Greenwald first broke the news of allegations that the NSA had been tapping Brazil’s communications several weeks ago, but a Sunday report aired on Globo TV made more pointed accusations that the Brazilian head of state had been targeted.
The American journalist’s reports of alleged NSA spying operations on South America - based on leaks provided by former NSA contractor Edward Snowden - have been making headlines in Brazil, based in large part on Greenwald’s column with O Globo newspaper.
Sunday’s revelations seemed to be a direct result of the extended detention of Miranda at London’s Heathrow Airport in mid-August. Miranda, a Brazilian national who lives in Rio de Janeiro with Greenwald, was held by officers for nine hours. His electronic equipment was confiscated by authorities. Believing the incident was an attempt at intimidation, Greenwald then indicated that his reporting on Snowden’s leaks would only pick up pace.
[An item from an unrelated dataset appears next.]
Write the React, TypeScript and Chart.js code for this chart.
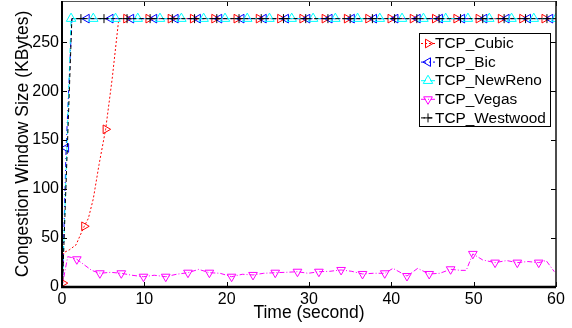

In a separate incident in July, Greenwald told media that he believed his home had been broken into and a laptop stolen after he contacted Miranda telling him to expect emailed NSA documents.
The fresh allegations of NSA spying have brought into question president Rousseff’s scheduled state visit to the US in October. Brazil has officially requested an explanation on the new reports by the end of the week, saying that Rousseff’s decision on whether or not to visit Washington will be based on that response.
According to AP, Government security spokesman Eduardo Sanchez confirmed on Tuesday that Brazil’s foreign ministry had contacted the US and requested an “in-depth investigation into the matter.”
During its first meeting on the NSA scandal, Brazil’s Parliamentary Inquiry Commission approved an application for police protection of Greenwald and Miranda.
A member of the committee, Senator Pedro Taques, decried allegations of spying on the country’s leadership.
"There's been an attempt, not only against our national laws that involve the immunity and safety of our head of state, but other people as well," he told reporters.
The new report provided by Greenwald also alleges that the NSA targeted Mexican President Enrique Pena Nieto, monitoring his communications prior to the country’s July 2012 election.